Un poète, Lorand Gaspar, chirurgien de son état et travaillant à Tunis, m’avait demandé d’écrire quelque chose sur Georges Perros pour une revue qu’il publiait là-bas. J’écrivis donc le récit du voyage que j’avais fait à Douarnenez pour rendre visite à cet homme dont certains amis de Paris (de la revue Exit, vous vous souvenez ? F. Venaille, O. Kaeppelin, J.M. Gibbal, P. Delbourg…) lui avaient entendu dire qu’il aurait aimé me voir. Je me mis en route mais sans savoir ni son adresse, ni son téléphone. Arrivé à Douarnenez, et circulant dans la ville, je m’adressai à un commerçant qui me dit d’aller dans tel café le matin, et que j’y verrais Perros en train de dépouiller son courrier. Le lendemain matin, je m’y rendis et j’y vis arriver l’homme (que le patron me désigna d’un coup de menton car je ne savais même pas à quoi ressemblait Georges Perros dont Raymond Queneau m’avait fait découvrir le fameux poème d’Une vie ordinaire) mais je fus si arrêté par son air sévère que je n’osai lui adresser la parole.
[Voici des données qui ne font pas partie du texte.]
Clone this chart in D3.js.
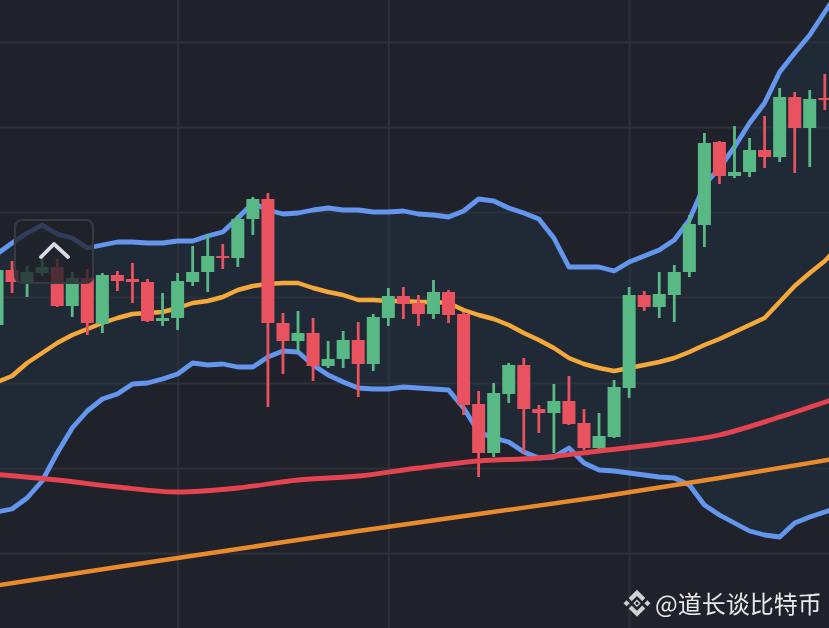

Je me souviens que dans le texte donné à Lorand Gaspar, j’avais écrit : « Je fus frappé par la sévérité du visage de Georges Perros. » Je suppose que ce mot avait été jugé trop fort, ou bien qu’il avait été mal lu. Mais quand le texte fut publié, la sévérité était devenue sérénité. Il était trop tard pour protester. Ouais ! la sérénité du poète était encore à la mode en ce temps-là. Souvenez-vous, Saint-John-Perse : « La grande roue du temps tourne à ton front serein. » Ajoutez Eluard, René Char et les autres… Rien de pareil dans le cas de Georges Perros. Et, à refeuilleter les Papiers collés, on ne peut que vérifier ce qui avait modelé la sévérité de son visage.
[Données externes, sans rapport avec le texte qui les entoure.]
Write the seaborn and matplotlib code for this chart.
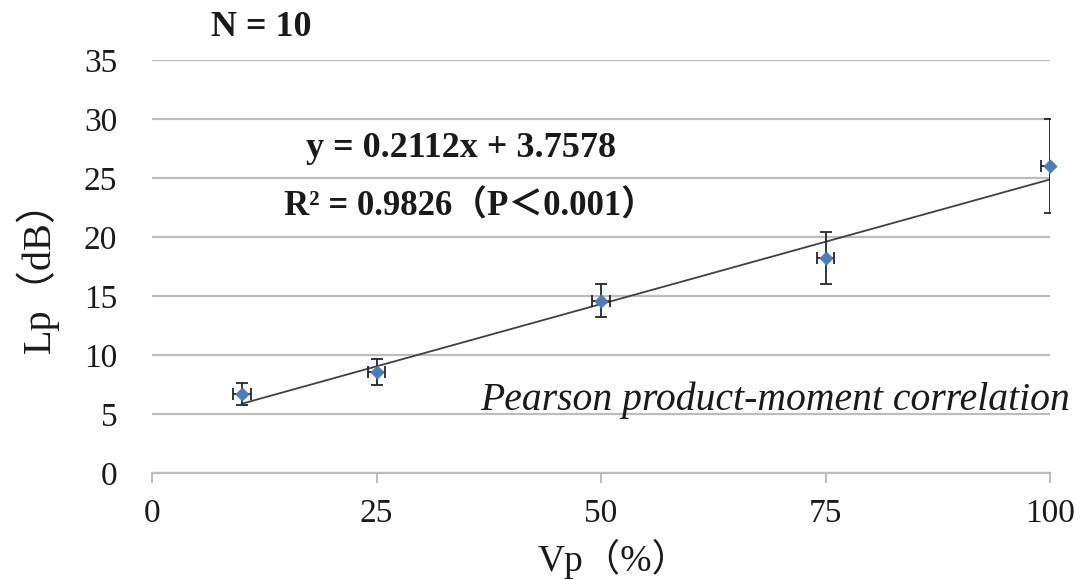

C’est que le « métier de vivre » n’est pas de tout repos quand on se prend à y réfléchir. Et dans le cas de Georges Perros, l’on se rend vite compte que pour lui c’était une véritable douleur, notamment à cause d’un désir lancinant qui le travaillait comme la marée la mer et ne lui laissait aucun repos.
Le lendemain, en me voyant, il dit : « Ah ! c’est vous ! » Et pendant huit jours, nous nous vîmes matin, midi et soir. Il parlait tout le temps, ce qui m’était très agréable parce que je ne devais me mettre en frais pour rien : je me laissais tout simplement mener. Quand je quittai Douarnenez, il me demanda que je lui écrive de temps en temps. Ainsi nous écrivîmes-nous de temps en temps jusqu’à ce que la « chose » qui le frappa trop tôt hélas ! interrompe cette correspondance.